• **EXERCISE GOAL**
Exclude images, then output the remaining data verbatim.

• **DATA BLOCK**

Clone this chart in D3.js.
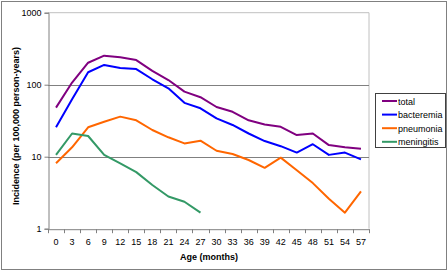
<!DOCTYPE html>
<html><head><meta charset="utf-8">
<script src="https://cdn.jsdelivr.net/npm/d3@7"></script>
<style>body{margin:0;background:#fff}svg{display:block;font-family:"Liberation Sans",Arial,sans-serif}</style>
</head><body><svg id="c" width="448" height="271"></svg>
<script>
const ages = [0,3,6,9,12,15,18,21,24,27,30,33,36,39,42,45,48,51,54,57];
const total = [48,107,202,253,240,220,156,116,80,67,49,42,32,28,26,20,21,14.5,13.5,12.9];
const bacteremia = [25.6,63,149,188,171,165,119,89,56,47,34,27.6,21,16.5,14,11.4,14.9,10.6,11.4,9.2];
const pneumonia = [8.1,13.5,25.6,30.6,36,32,23.5,18.6,15.3,16.7,12.1,10.9,9.0,7.0,9.7,6.5,4.3,2.6,1.67,3.3];
const meningitis = [10.6,21,19.4,10.6,8.1,6.1,4.05,2.8,2.37,1.67];
const seriesNames = ["total","bacteremia","pneumonia","meningitis"];
const seriesColors = ["#800080","#0000ff","#ff6600","#339966"];
const yTicks = [1,10,100,1000];

const svg = d3.select("#c");
const L=48, R=369, T=12.7, B=228.7;
svg.append("rect").attr("x",1.5).attr("y",1.5).attr("width",445).attr("height",268)
  .attr("fill","none").attr("stroke","#808080").attr("stroke-width",1);

const x = d3.scaleBand().domain(ages).range([L,R]);
const y = d3.scaleLog().domain([1,1000]).range([B,T]);

// plot border
svg.append("path").attr("d",`M${L},${T}H${R}V${B}`).attr("fill","none").attr("stroke","#c0c0c0");
// gridlines
svg.append("g").selectAll("line").data([10,100]).join("line")
  .attr("x1",L).attr("x2",R).attr("y1",d=>Math.round(y(d))+0.5).attr("y2",d=>Math.round(y(d))+0.5)
  .attr("stroke","#808080");

// y axis
const ya = svg.append("g").attr("transform",`translate(${L+0.5},0)`)
  .call(d3.axisLeft(y).tickValues(yTicks).tickFormat(d3.format("d")).tickSize(4).tickPadding(3));
ya.select(".domain").attr("stroke","#808080");
ya.selectAll(".tick line").attr("stroke","#808080");
ya.selectAll("text").attr("font-size",9).attr("fill","#000").attr("font-family","Liberation Sans, Arial, sans-serif");

// x axis
const xa = svg.append("g").attr("transform",`translate(0,${B+0.5})`)
  .call(d3.axisBottom(x).tickSize(0).tickPadding(9));
xa.select(".domain").attr("stroke","#808080");
xa.selectAll("text").attr("font-size",9).attr("fill","#000").attr("font-family","Liberation Sans, Arial, sans-serif");
const bounds = ages.map(a=>x(a)).concat([R]);
xa.selectAll(".bt").data(bounds).join("line").attr("class","bt")
  .attr("x1",d=>Math.round(d)+0.5).attr("x2",d=>Math.round(d)+0.5).attr("y1",0).attr("y2",4).attr("stroke","#808080");

// lines
const data = [total,bacteremia,pneumonia,meningitis];
const line = d3.line().x((d,i)=>x(ages[i])+x.bandwidth()/2).y(d=>y(d));
data.forEach((s,k)=>{
  svg.append("path").datum(s).attr("d",line).attr("fill","none")
    .attr("stroke",seriesColors[k]).attr("stroke-width",2).attr("stroke-linejoin","round");
});

// titles
svg.append("text").attr("x",209).attr("y",260).attr("text-anchor","middle")
  .attr("font-size",9).attr("font-weight","bold").text("Age (months)");
svg.append("text").attr("transform","translate(19,126) rotate(-90)").attr("text-anchor","middle")
  .attr("font-size",9).attr("font-weight","bold").text("Incidence (per 100,000 person-years)");

// legend
const lg = svg.append("g");
lg.append("rect").attr("x",375.5).attr("y",93.5).attr("width",70).attr("height",54)
  .attr("fill","#fff").attr("stroke","#404040").attr("stroke-width",1);
seriesNames.forEach((n,i)=>{
  const yy = 101 + i*13.6;
  lg.append("line").attr("x1",382).attr("x2",397).attr("y1",yy).attr("y2",yy)
    .attr("stroke",seriesColors[i]).attr("stroke-width",2);
  lg.append("text").attr("x",398).attr("y",yy+3.5).attr("font-size",9).text(n);
});
</script></body></html>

• **FINAL ANSWER**
Clone this chart in D3.js.
<!DOCTYPE html>
<html><head><meta charset="utf-8">
<script src="https://cdn.jsdelivr.net/npm/d3@7"></script>
<style>body{margin:0;background:#fff}svg{display:block;font-family:"Liberation Sans",Arial,sans-serif}</style>
</head><body><svg id="c" width="448" height="271"></svg>
<script>
const ages = [0,3,6,9,12,15,18,21,24,27,30,33,36,39,42,45,48,51,54,57];
const total = [48,107,202,253,240,220,156,116,80,67,49,42,32,28,26,20,21,14.5,13.5,12.9];
const bacteremia = [25.6,63,149,188,171,165,119,89,56,47,34,27.6,21,16.5,14,11.4,14.9,10.6,11.4,9.2];
const pneumonia = [8.1,13.5,25.6,30.6,36,32,23.5,18.6,15.3,16.7,12.1,10.9,9.0,7.0,9.7,6.5,4.3,2.6,1.67,3.3];
const meningitis = [10.6,21,19.4,10.6,8.1,6.1,4.05,2.8,2.37,1.67];
const seriesNames = ["total","bacteremia","pneumonia","meningitis"];
const seriesColors = ["#800080","#0000ff","#ff6600","#339966"];
const yTicks = [1,10,100,1000];

const svg = d3.select("#c");
const L=48, R=369, T=12.7, B=228.7;
svg.append("rect").attr("x",1.5).attr("y",1.5).attr("width",445).attr("height",268)
  .attr("fill","none").attr("stroke","#808080").attr("stroke-width",1);

const x = d3.scaleBand().domain(ages).range([L,R]);
const y = d3.scaleLog().domain([1,1000]).range([B,T]);

// plot border
svg.append("path").attr("d",`M${L},${T}H${R}V${B}`).attr("fill","none").attr("stroke","#c0c0c0");
// gridlines
svg.append("g").selectAll("line").data([10,100]).join("line")
  .attr("x1",L).attr("x2",R).attr("y1",d=>Math.round(y(d))+0.5).attr("y2",d=>Math.round(y(d))+0.5)
  .attr("stroke","#808080");

// y axis
const ya = svg.append("g").attr("transform",`translate(${L+0.5},0)`)
  .call(d3.axisLeft(y).tickValues(yTicks).tickFormat(d3.format("d")).tickSize(4).tickPadding(3));
ya.select(".domain").attr("stroke","#808080");
ya.selectAll(".tick line").attr("stroke","#808080");
ya.selectAll("text").attr("font-size",9).attr("fill","#000").attr("font-family","Liberation Sans, Arial, sans-serif");

// x axis
const xa = svg.append("g").attr("transform",`translate(0,${B+0.5})`)
  .call(d3.axisBottom(x).tickSize(0).tickPadding(9));
xa.select(".domain").attr("stroke","#808080");
xa.selectAll("text").attr("font-size",9).attr("fill","#000").attr("font-family","Liberation Sans, Arial, sans-serif");
const bounds = ages.map(a=>x(a)).concat([R]);
xa.selectAll(".bt").data(bounds).join("line").attr("class","bt")
  .attr("x1",d=>Math.round(d)+0.5).attr("x2",d=>Math.round(d)+0.5).attr("y1",0).attr("y2",4).attr("stroke","#808080");

// lines
const data = [total,bacteremia,pneumonia,meningitis];
const line = d3.line().x((d,i)=>x(ages[i])+x.bandwidth()/2).y(d=>y(d));
data.forEach((s,k)=>{
  svg.append("path").datum(s).attr("d",line).attr("fill","none")
    .attr("stroke",seriesColors[k]).attr("stroke-width",2).attr("stroke-linejoin","round");
});

// titles
svg.append("text").attr("x",209).attr("y",260).attr("text-anchor","middle")
  .attr("font-size",9).attr("font-weight","bold").text("Age (months)");
svg.append("text").attr("transform","translate(19,126) rotate(-90)").attr("text-anchor","middle")
  .attr("font-size",9).attr("font-weight","bold").text("Incidence (per 100,000 person-years)");

// legend
const lg = svg.append("g");
lg.append("rect").attr("x",375.5).attr("y",93.5).attr("width",70).attr("height",54)
  .attr("fill","#fff").attr("stroke","#404040").attr("stroke-width",1);
seriesNames.forEach((n,i)=>{
  const yy = 101 + i*13.6;
  lg.append("line").attr("x1",382).attr("x2",397).attr("y1",yy).attr("y2",yy)
    .attr("stroke",seriesColors[i]).attr("stroke-width",2);
  lg.append("text").attr("x",398).attr("y",yy+3.5).attr("font-size",9).text(n);
});
</script></body></html>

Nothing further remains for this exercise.